Pulmonary suffusion is a minimally invasive technique designed to deliver a high dose of a chemical substance (like chemotherapy) to tumors or other diseases within the chest. The concept is not new and researchers at Roswell Park attempted this in 1981 by using catheters to drip chemotherapy into the blood vessel coming off the heart into the lung. Unfortunately, this was not able to concentrate the drug so more invasive ideas like using a variation of the heart-lung machine to bypass the normal lung circulation were used. However, this required the use of large incisions and large tubes into thin blood vessels that was risky and invasive.
A simpler method was devised by Dr. Demmy and colleagues to use small incisions and snare the veins that deliver the blood from the lung to the heart. By doing this and also placing a tube with a blocking balloon into the artery going the lung it is possible to isolate one lung for treatment while the patient breathes with the other lung.

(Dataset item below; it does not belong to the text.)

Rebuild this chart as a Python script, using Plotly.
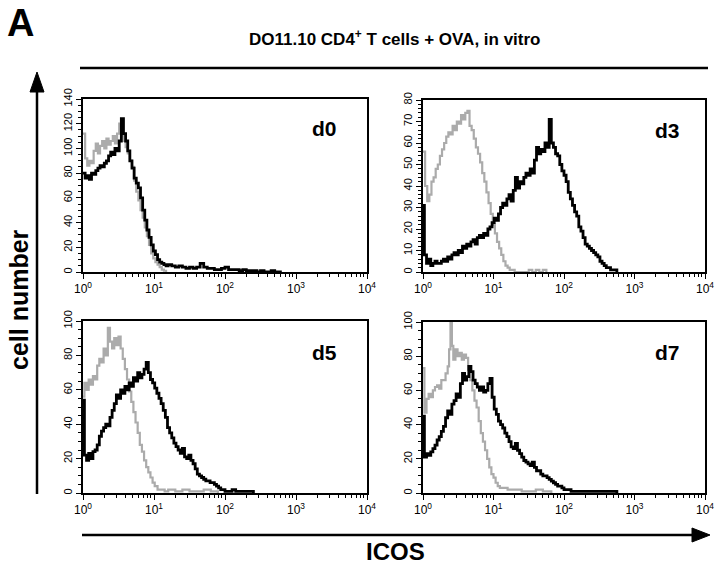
import plotly.graph_objects as go

# ---------------- data (log10 of ICOS intensity, cell count) ----------------
D0_GRAY = [(0.00,112),(0.03,92),(0.06,86),(0.09,90),(0.12,88),(0.15,98),(0.18,104),(0.21,96),(0.24,102),
           (0.27,106),(0.30,100),(0.33,108),(0.36,103),(0.39,106),(0.42,110),(0.45,104),(0.48,112),(0.51,120),
           (0.54,110),(0.57,106),(0.60,101),(0.63,96),(0.66,90),(0.69,85),(0.72,74),(0.75,65),(0.78,58),
           (0.81,50),(0.84,44),(0.87,36),(0.90,29),(0.93,22),(0.96,15),(0.99,11),(1.02,8),(1.05,6),(1.08,4),
           (1.11,2),(1.14,1),(1.17,0)]
D0_BLACK = [(0.00,80),(0.03,76),(0.06,78),(0.09,75),(0.12,80),(0.15,79),(0.18,82),(0.21,84),(0.24,86),
            (0.27,85),(0.30,88),(0.33,90),(0.36,94),(0.39,97),(0.42,95),(0.45,100),(0.48,98),(0.51,106),
            (0.54,124),(0.57,112),(0.60,106),(0.63,98),(0.66,90),(0.69,84),(0.72,76),(0.75,72),(0.78,68),
            (0.81,60),(0.84,50),(0.87,42),(0.90,34),(0.93,28),(0.96,22),(0.99,17),(1.02,14),(1.05,10),
            (1.08,8),(1.11,7),(1.14,6),(1.17,5),(1.20,6),(1.25,5),(1.30,4),(1.35,5),(1.40,4),(1.45,3),
            (1.50,4),(1.55,3),(1.60,4),(1.65,7),(1.70,4),(1.75,3),(1.80,3),(1.85,2),(1.90,2),(1.95,3),
            (2.00,4),(2.05,2),(2.10,2),(2.15,2),(2.20,1),(2.25,2),(2.30,1),(2.35,1),(2.40,1),(2.45,0),
            (2.50,1),(2.55,0),(2.60,0),(2.65,1),(2.70,0),(2.80,0)]

D3_GRAY = [(0.00,56),(0.03,40),(0.06,33),(0.09,36),(0.12,42),(0.15,44),(0.18,48),(0.21,50),(0.24,54),
           (0.27,57),(0.30,60),(0.33,63),(0.36,65),(0.39,64),(0.42,68),(0.45,66),(0.48,70),(0.51,69),
           (0.54,73),(0.57,71),(0.60,74),(0.63,75),(0.66,68),(0.69,66),(0.72,62),(0.75,58),(0.78,55),
           (0.81,51),(0.84,46),(0.87,42),(0.90,37),(0.93,32),(0.96,27),(0.99,22),(1.02,18),(1.05,14),
           (1.08,11),(1.11,8),(1.14,5),(1.17,3),(1.20,2),(1.23,1),(1.26,1),(1.30,0),(1.50,1),(1.55,0),
           (1.60,1),(1.65,0),(1.70,1),(1.75,0)]
D3_BLACK = [(0.00,31),(0.02,8),(0.05,4),(0.08,6),(0.11,3),(0.14,4),(0.17,5),(0.20,4),(0.23,4),(0.26,5),
            (0.29,6),(0.32,5),(0.35,7),(0.38,6),(0.41,8),(0.44,9),(0.47,8),(0.50,10),(0.53,9),(0.56,12),
            (0.59,11),(0.62,13),(0.65,12),(0.68,14),(0.71,15),(0.74,13),(0.77,16),(0.80,17),(0.83,16),
            (0.86,18),(0.89,17),(0.92,20),(0.95,21),(0.98,23),(1.01,25),(1.04,24),(1.07,27),(1.10,30),
            (1.13,32),(1.16,31),(1.19,34),(1.22,36),(1.25,33),(1.28,38),(1.31,44),(1.34,39),(1.37,42),
            (1.40,41),(1.43,44),(1.46,46),(1.49,45),(1.52,48),(1.55,46),(1.58,52),(1.61,58),(1.64,55),
            (1.67,57),(1.70,56),(1.73,60),(1.76,58),(1.79,71),(1.82,60),(1.85,58),(1.88,55),(1.91,54),
            (1.94,50),(1.97,47),(2.00,45),(2.03,42),(2.06,37),(2.09,34),(2.12,31),(2.15,28),(2.18,26),
            (2.21,21),(2.24,19),(2.27,16),(2.30,13),(2.33,12),(2.36,11),(2.39,10),(2.42,9),(2.45,8),
            (2.48,7),(2.51,5),(2.54,4),(2.57,3),(2.60,2),(2.63,2),(2.66,1),(2.70,1),(2.75,0)]

D5_GRAY = [(0.00,56),(0.02,64),(0.05,60),(0.08,66),(0.11,63),(0.14,68),(0.17,66),(0.20,74),(0.23,78),
           (0.26,76),(0.29,84),(0.32,80),(0.35,96),(0.38,88),(0.41,84),(0.44,90),(0.47,86),(0.50,91),
           (0.53,84),(0.56,78),(0.59,72),(0.62,66),(0.65,59),(0.68,53),(0.71,47),(0.74,41),(0.77,35),
           (0.80,28),(0.83,24),(0.86,19),(0.89,15),(0.92,12),(0.95,9),(0.98,6),(1.01,4),(1.05,2),
           (1.10,2),(1.15,1),(1.20,2),(1.30,1),(1.40,2),(1.50,1),(1.60,1),(1.70,2),(1.80,1),(1.90,0)]
D5_BLACK = [(0.00,54),(0.02,22),(0.05,19),(0.08,23),(0.11,20),(0.14,24),(0.17,25),(0.20,28),(0.23,33),
            (0.26,36),(0.29,38),(0.32,40),(0.35,39),(0.38,44),(0.41,48),(0.44,52),(0.47,57),(0.50,55),
            (0.53,60),(0.56,58),(0.59,62),(0.62,60),(0.65,64),(0.68,62),(0.71,67),(0.74,65),(0.77,70),
            (0.80,67),(0.83,69),(0.86,72),(0.89,76),(0.92,70),(0.95,66),(0.98,64),(1.01,61),(1.04,58),
            (1.07,55),(1.10,52),(1.13,48),(1.16,44),(1.19,38),(1.22,35),(1.25,32),(1.28,29),(1.31,27),
            (1.34,25),(1.37,23),(1.40,26),(1.43,21),(1.46,20),(1.49,22),(1.52,19),(1.55,17),(1.58,14),
            (1.61,11),(1.64,10),(1.67,9),(1.70,8),(1.73,7),(1.76,7),(1.79,6),(1.82,6),(1.85,5),(1.88,4),
            (1.91,3),(1.94,2),(1.97,2),(2.00,1),(2.05,1),(2.10,2),(2.15,1),(2.20,1),(2.25,1),(2.30,1),
            (2.35,1),(2.40,0)]

D7_GRAY = [(0.00,73),(0.02,47),(0.05,55),(0.08,58),(0.11,56),(0.14,60),(0.17,62),(0.20,63),(0.23,61),
           (0.26,66),(0.29,66),(0.32,70),(0.35,74),(0.37,84),(0.39,100),(0.41,86),(0.43,78),(0.46,84),
           (0.49,80),(0.52,82),(0.55,78),(0.58,81),(0.61,79),(0.64,72),(0.67,66),(0.70,60),(0.73,54),
           (0.76,50),(0.79,42),(0.82,35),(0.85,30),(0.88,25),(0.91,20),(0.94,15),(0.97,11),(1.00,9),
           (1.03,6),(1.06,4),(1.09,3),(1.15,3),(1.20,2),(1.30,2),(1.40,1),(1.50,1),(1.60,2),(1.70,1),
           (1.78,1),(1.82,0)]
D7_BLACK = [(0.00,45),(0.02,21),(0.05,23),(0.08,22),(0.11,24),(0.14,26),(0.17,28),(0.20,31),(0.23,33),
            (0.26,36),(0.29,39),(0.32,44),(0.35,48),(0.38,46),(0.41,52),(0.44,54),(0.47,58),(0.50,56),
            (0.53,64),(0.56,70),(0.59,66),(0.62,68),(0.65,74),(0.68,71),(0.71,66),(0.74,64),(0.77,62),
            (0.80,60),(0.83,62),(0.86,59),(0.89,60),(0.92,64),(0.95,67),(0.98,56),(1.01,49),(1.04,46),
            (1.07,42),(1.10,40),(1.13,38),(1.16,35),(1.19,33),(1.22,30),(1.25,27),(1.28,26),(1.31,29),
            (1.34,25),(1.37,23),(1.40,21),(1.43,19),(1.46,18),(1.49,17),(1.52,16),(1.55,18),(1.58,15),
            (1.61,13),(1.64,13),(1.67,11),(1.70,10),(1.73,10),(1.76,9),(1.79,8),(1.82,7),(1.85,6),
            (1.88,5),(1.91,4),(1.94,4),(1.97,3),(2.00,2),(2.05,2),(2.10,1),(2.15,1),(2.20,1),(2.30,1),
            (2.40,1),(2.50,1),(2.60,1),(2.70,1),(2.75,0)]

PANEL_LABELS = ["d0", "d3", "d5", "d7"]
Y_MAX = [140, 80, 100, 100]
Y_DTICK = [20, 10, 20, 20]
Y_MINOR = [5, 2, 5, 5]
X_TICKVALS = [1, 10, 100, 1000, 10000]
X_TICKTEXT = ["10<sup>0</sup>", "10<sup>1</sup>", "10<sup>2</sup>", "10<sup>3</sup>", "10<sup>4</sup>"]
TITLE = "DO11.10 CD4<sup>+</sup> T cells + OVA, in vitro"

W, H = 720, 567
def px(x): return x / W
def py(y): return 1 - y / H

FONT = "Liberation Sans, Arial, sans-serif"
GRAY = "#ababab"

panels = [
    (D0_GRAY, D0_BLACK, (83, 367), (99, 272), (324, 129)),
    (D3_GRAY, D3_BLACK, (423, 705), (100, 272), (667, 130)),
    (D5_GRAY, D5_BLACK, (83, 367), (321, 493), (324, 352)),
    (D7_GRAY, D7_BLACK, (423, 705), (322, 493), (667, 352)),
]

fig = go.Figure()
minor_vals = [k * 10 ** d for d in range(4) for k in range(2, 10)]

def label(x, y, text, size, angle=0, anchor="center"):
    fig.add_annotation(x=px(x), y=py(y), xref="paper", yref="paper", xanchor=anchor, yanchor="middle",
                       text=text, showarrow=False, textangle=angle,
                       font=dict(family=FONT, size=size, color="black"))

for i, (g, b, (x0, x1), (yt, yb), (lx, ly)) in enumerate(panels):
    n = "" if i == 0 else str(i + 1)
    for data, col, w in ((g, GRAY, 2.2), (b, "black", 2.8)):
        fig.add_trace(go.Scatter(
            x=[10 ** a for a, _ in data], y=[v for _, v in data],
            mode="lines", line=dict(color=col, width=w, shape="hv"),
            xaxis="x" + n, yaxis="y" + n, showlegend=False, hoverinfo="skip"))
    fig.layout["xaxis" + n] = dict(
        type="log", range=[0, 4], domain=[px(x0), px(x1)], anchor="y" + n,
        tickmode="array", tickvals=X_TICKVALS, ticktext=X_TICKTEXT,
        ticks="outside", ticklen=5, tickwidth=1, tickcolor="black",
        minor=dict(tickmode="array", tickvals=minor_vals, ticks="outside", ticklen=3, tickcolor="black"),
        showline=True, linewidth=2, linecolor="black", mirror=True,
        showgrid=False, zeroline=False, fixedrange=True,
        tickfont=dict(family=FONT, size=12, color="black"))
    fig.layout["yaxis" + n] = dict(
        range=[0, Y_MAX[i]], domain=[py(yb), py(yt)], anchor="x" + n,
        dtick=Y_DTICK[i], tick0=0, tickangle=-90,
        ticks="outside", ticklen=5, tickwidth=1, tickcolor="black",
        minor=dict(dtick=Y_MINOR[i], ticks="outside", ticklen=3, tickcolor="black"),
        showline=True, linewidth=2, linecolor="black", mirror=True,
        showgrid=False, zeroline=False, fixedrange=True,
        tickfont=dict(family=FONT, size=11, color="black"))
    label(lx, ly, "<b>" + PANEL_LABELS[i] + "</b>", 21)

# texts
label(20, 23, "<b>A</b>", 38)
label(395, 38, "<b>" + TITLE + "</b>", 17)
label(19, 300, "<b>cell number</b>", 25, angle=-90)
label(395, 551, "<b>ICOS</b>", 24)

# lines / arrows
shapes = [
    dict(type="line", xref="paper", yref="paper", x0=px(80), x1=px(708), y0=py(68), y1=py(68),
         line=dict(color="black", width=2.5)),
    dict(type="line", xref="paper", yref="paper", x0=px(82), x1=px(695), y0=py(535), y1=py(535),
         line=dict(color="black", width=2.5)),
    dict(type="path", xref="paper", yref="paper",
         path=f"M {px(710)} {py(535)} L {px(692)} {py(528)} L {px(692)} {py(542)} Z",
         fillcolor="black", line=dict(color="black", width=1)),
    dict(type="line", xref="paper", yref="paper", x0=px(37), x1=px(37), y0=py(494), y1=py(88),
         line=dict(color="black", width=2.5)),
    dict(type="path", xref="paper", yref="paper",
         path=f"M {px(37)} {py(72)} L {px(30)} {py(92)} L {px(44)} {py(92)} Z",
         fillcolor="black", line=dict(color="black", width=1)),
]
fig.update_layout(shapes=shapes, width=W, height=H, autosize=False,
                  margin=dict(l=0, r=0, t=0, b=0, autoexpand=False),
                  paper_bgcolor="white", plot_bgcolor="white")

fig.write_html("out.html", config={"displayModeBar": False, "responsive": False},
               post_script="document.body.style.margin='0';document.body.style.overflow='hidden';")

Once the lung circulation is controlled, it is possible to “lock” 75% of the chemotherapy into the lung for at least 30 minutes. Since each lung holds about 1/20th of total body blood, it is possible to take a safe dose of an intravenous drug and amplify its concentration 20 fold. Currently a phase I trial is investigating the maximal safe dose that can be delivered to one lung. While very preliminary, the research had detected reductions in suffused lung tumors getting the higher doses while the same cancers in other parts of the body have grown.